Lorax 0.2.0 Released

lorax version 0.2.0 has been released!

The Lorax is a full diff and patch library for XML/HTML documents, based
on
Nokogiri.

It can tell you whether two XML/HTML documents are identical, or if
they’re not, tell you what’s different. In trivial cases, it can even
apply the patch.

It’s based loosely on Gregory Cobena’s master’s thesis paper, which
generates deltas in less than O(n * log n) time, accepting some
tradeoffs in the size of the delta set. You can find his paper at
Gregory Cobena's PhD Thesis.

“I am the Lorax, I speak for the trees.”

Changes:

0.2.0 (2010-10-14)

  • Better handling of whitespace: blank text nodes are ignored, as is
    leading and trailing whitespace in text nodes.
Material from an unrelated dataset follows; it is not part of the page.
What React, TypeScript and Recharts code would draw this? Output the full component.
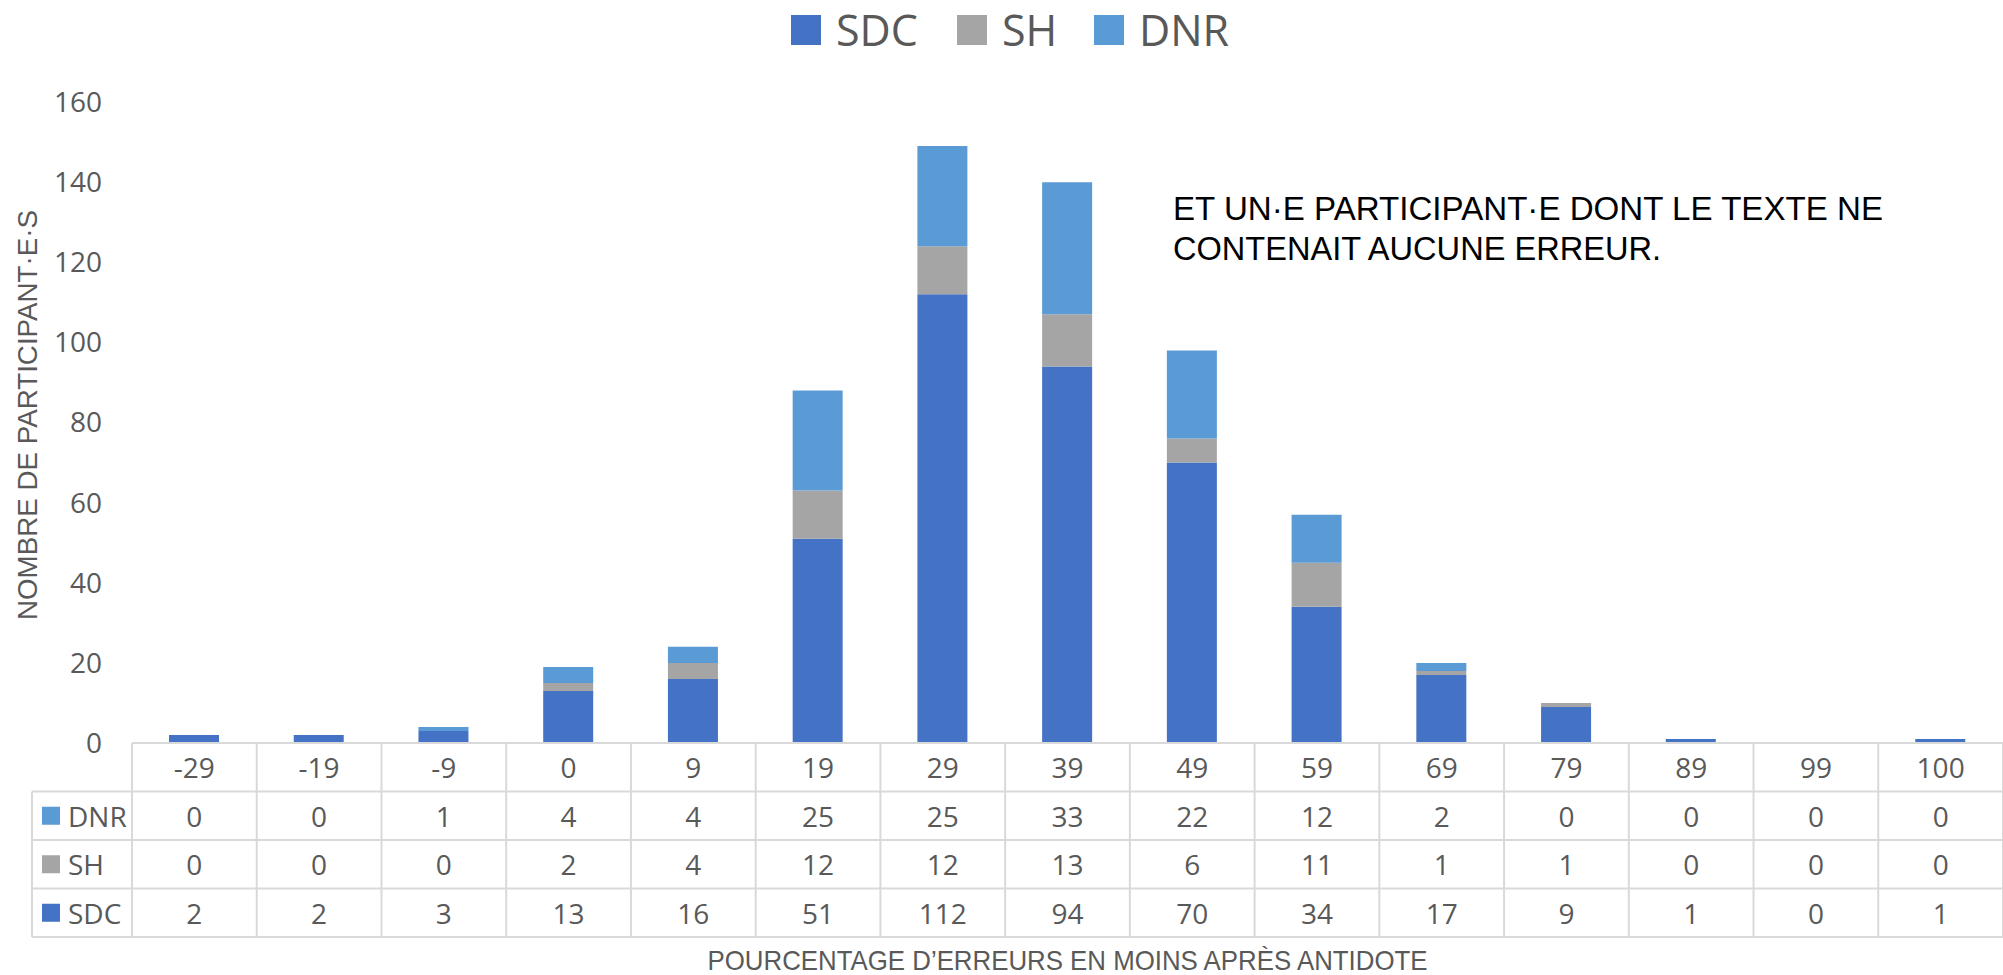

GH#2.

== Features / Problems

  • Detect differences between documents, or tell whether two documents
    are
    the same.
  • Generate patches for the differences between documents.
  • Apply patches for trivial cases.
  • More work needs to be done to make sure patches apply cleanly.

== Synopsis

Imagine you have two Nokogiri::XML::Documents. You can tell if they’re
identical:

Lorax::Signature.new(doc1.root).signature ==

Lorax::Signature.new(doc2.root).signature

You can generate a delta set (currently opaque (sorry kids)):

delta_set = Lorax.diff(doc1, doc2)

and apply the delta set as a patch to the original document:

new_doc   = delta_set.apply(doc1)